Part of the reason I felt more comfortable taking it up was financial. Denied myself this 'indulgence' for a few decades because the cost always seemed relatively high. I can afford it now more than I could 20 years ago, so I'm trying out new things and seeing what I like.
But I definitely felt some social awkwardness when you'd be the only person in a group not drinking. I think the social expectations have changed a bit over the decades - it's not as expected. And... I've changed over the decades - I care far less what people think of me in social settings like that.
My understanding is that those were later refuted. (And that light wine drinking correlates with socio-economic status, which also correlates with health)
I was over in Germany a few years ago and kind of shocked at how much smoking was happening. My wife and I had initially picked a table outside a restaurant to enjoy the weather, but quickly moved inside when we realized that outside tables are essentially the de-facto smoking section.
I think Marijuana smoking is increasing - it feels like I can't go a day anymore without smelling pot smoke somewhere. (I live in the Portland, OR area)
meanwhile MJ smoking is way up. even if not carcinogenic compared to tobacco the act of taking all that hot smoke and its fine particulate matter into one's lungs is unlikely to make a person more healthy
If we can estimate sales as proportional to allocation of counter space in a typical Seattle area dispensary, they are selling approximately 1/3 vapes and concentrates for vaping, 1/3 edibles/drinks/tinctures/topicals, and 1/3 whole plant products. I'd assume at least a quarter to a half of the whole plant product sales are being consumed with a vaping process, like a Volcano, Magic Flight Launchbox, or one of the many of vapes they sell that will take dried and ground plant products (not just weed) instead of concentrate.
I remember visiting Europe a few times over the decades (late 80s through early 2010s). I'd noticed an increase in smoking in Europe as I was noticing a decrease in the US. Someone might have more specific numbers/details/charts, but IIRC, cigarette companies were starting to ramp up marketing outside the US as they could see legislation coming and social support waning.
In my experience, it's still pretty prevalent in Central and Eastern Europe. I was able to smoke in a restaurant in Bulgaria three years ago, and you get nothing like the social disapproval for smoking you tend to in Western Europe (I've since stopped smoking cigarettes.)

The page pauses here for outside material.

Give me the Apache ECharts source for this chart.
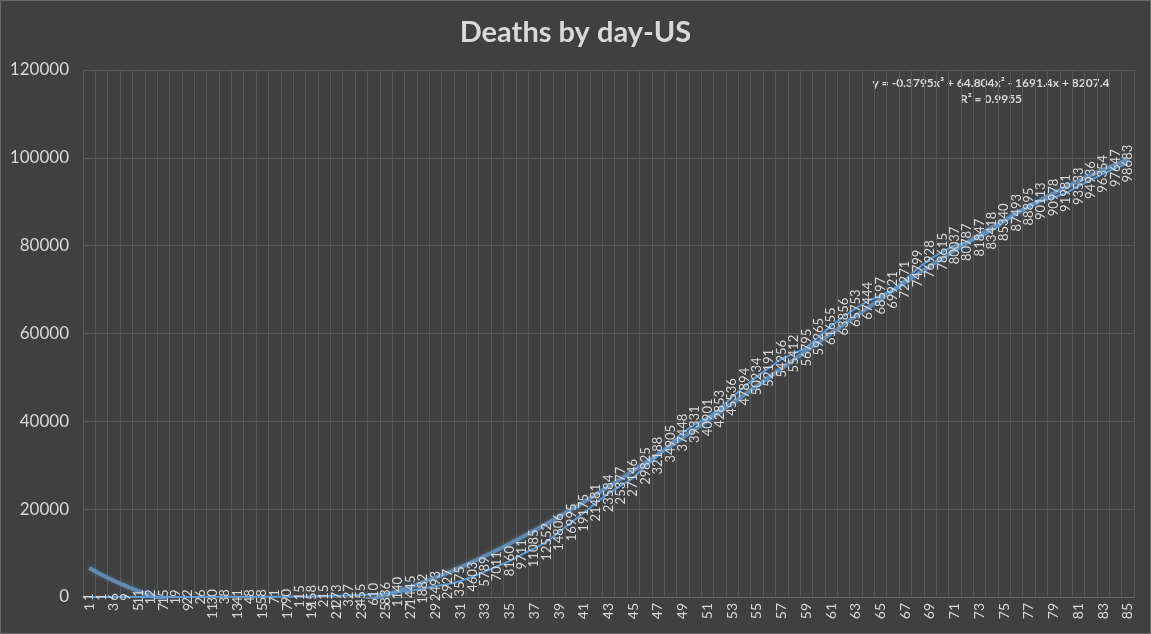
<!DOCTYPE html>
<html>
<head>
<meta charset="utf-8">
<script src="https://cdn.jsdelivr.net/npm/echarts@6/dist/echarts.min.js"></script>
<style>
html,body{margin:0;padding:0;background:#404040;}
#chart{width:1151px;height:634px;box-sizing:border-box;border:1px solid #6a6a6a;}
</style>
</head>
<body>
<div id="chart"></div>
<script>
const chartTitle = 'Deaths by day-US';
const days = Array.from({length: 85}, (_, i) => String(i + 1));
const deaths = [
  1, 1, 6, 9, 11, 12, 15, 19, 22, 26,
  30, 38, 41, 48, 58, 71, 90, 115, 158, 215,
  273, 327, 455, 610, 836, 1140, 1445, 1882, 2493, 2927,
  3575, 4603, 5789, 7011, 8160, 9711, 11085, 12552, 14806, 16995,
  19175, 21481, 23584, 25377, 27146, 29825, 32188, 34905, 37448, 39331,
  40901, 42853, 45536, 47894, 50234, 52191, 54256, 55412, 56795, 59265,
  61655, 63856, 65753, 67444, 68597, 69921, 72271, 74799, 76928, 78615,
  80037, 80787, 81847, 83418, 85340, 87493, 88895, 90113, 90978, 91981,
  93533, 94936, 96354, 97647, 98683
];
// Excel cubic trendline coefficients as printed on the chart (x^3, x^2, x, const)
const trendCoefficients = [-0.3795, 64.804, -1691.4, 8207.4];
const trendEquation = 'y = -0.3795x³ + 64.804x² - 1691.4x + 8207.4';
const trendR2 = 'R² = 0.9955';
const yTicks = [0, 20000, 40000, 60000, 80000, 100000, 120000];

const trend = days.map((d) => {
  const x = Number(d);
  const [a, b, c, k] = trendCoefficients;
  return a * x * x * x + b * x * x + c * x + k;
});

const txt = '#d9d9d9';
const font = 'Lato, "Open Sans", sans-serif';
const chart = echarts.init(document.getElementById('chart'));
chart.setOption({
  backgroundColor: '#404040',
  animation: false,
  title: {
    text: chartTitle, left: 'center', top: 12,
    textStyle: {color: txt, fontSize: 29, fontWeight: 'bold', fontFamily: font}
  },
  grid: {left: 82, right: 16, top: 69, bottom: 36, containLabel: false},
  xAxis: {
    type: 'category', data: days, boundaryGap: true,
    axisLine: {lineStyle: {color: '#6b6b6b'}},
    axisTick: {show: false},
    axisLabel: {color: txt, fontSize: 14, fontFamily: font, rotate: 90, interval: 1, margin: 6},
    splitLine: {show: true, interval: 0, lineStyle: {color: '#575757', width: 1}}
  },
  yAxis: {
    type: 'value', min: yTicks[0], max: yTicks[yTicks.length - 1], interval: yTicks[1] - yTicks[0],
    axisLine: {show: false}, axisTick: {show: false},
    axisLabel: {color: txt, fontSize: 17, fontFamily: font, margin: 14, formatter: (v) => String(v)},
    splitLine: {lineStyle: {color: '#595959', width: 1}}
  },
  series: [
    {
      name: 'Trend', type: 'line', data: trend, smooth: true, clip: true,
      symbol: 'none', z: 2,
      lineStyle: {color: 'rgba(110,160,210,0.7)', width: 4,
        shadowColor: 'rgba(91,155,213,0.6)', shadowBlur: 4}
    },
    {
      name: 'Deaths', type: 'line', data: deaths, z: 3,
      symbol: 'circle', symbolSize: 1, showSymbol: true,
      itemStyle: {color: '#5b9bd5'},
      lineStyle: {color: '#5b9bd5', width: 2},
      label: {
        show: true, position: 'inside', rotate: 90, color: txt,
        fontSize: 13, fontFamily: font, align: 'center', verticalAlign: 'middle'
      },
      labelLayout: {hideOverlap: false}
    }
  ],
  graphic: [
    {type: 'text', x: 990, y: 76,
      style: {text: trendEquation, fill: txt, font: 'bold 12px ' + font, textAlign: 'center'}},
    {type: 'text', x: 990, y: 92,
      style: {text: trendR2, fill: txt, font: 'bold 12px ' + font, textAlign: 'center'}}
  ]
});
</script>
</body>
</html>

It seemed relatively prevalent in Romania when I visited in 2018. And I didn't see it everywhere in Moscow in the early 2010s, but there was more of it than we see in the US daily. And... the other side of that is we have a lot more obese folks in the US than I've seen in various European places. We might be healthier from a smoking standpoint, but probably less healthy in other ways.
While obesity hits an all time high, one wonders if we traded one vice for another? Is it better to smoke if it means you eat less? Or vice versa? What's the tradeoff in health?
Are there more health problems as a result of smoking or obesity, in cases where one has made this trade?
It's so great watching literal decades of effort reducing a harm to literal children just evaporate because you can make it bubblegum flavored and nobody will stop you because you are rich.
Nowadays, I hardly see any smokers. They still have them outside night spots, but it's not many. I only caught the tail end of it, but it used to be all over the place, every single kind of establishment had to accommodate smoking in some way.
On this issue, it's worth looking up the statistic epistemology around how we discovered that smoking is bad for you. At the time a very famous statistician (Fischer?) maintained that we couldn't actually tell whether it was causal or not. In the end the evidence from various studies ruled out various competing hypotheses, for instance that people who are going to get cancer will somehow be more prone to smoke. IIRC they found a dataset of doctors and found the ones who smoked tended to die of cancer more often than those who didn't.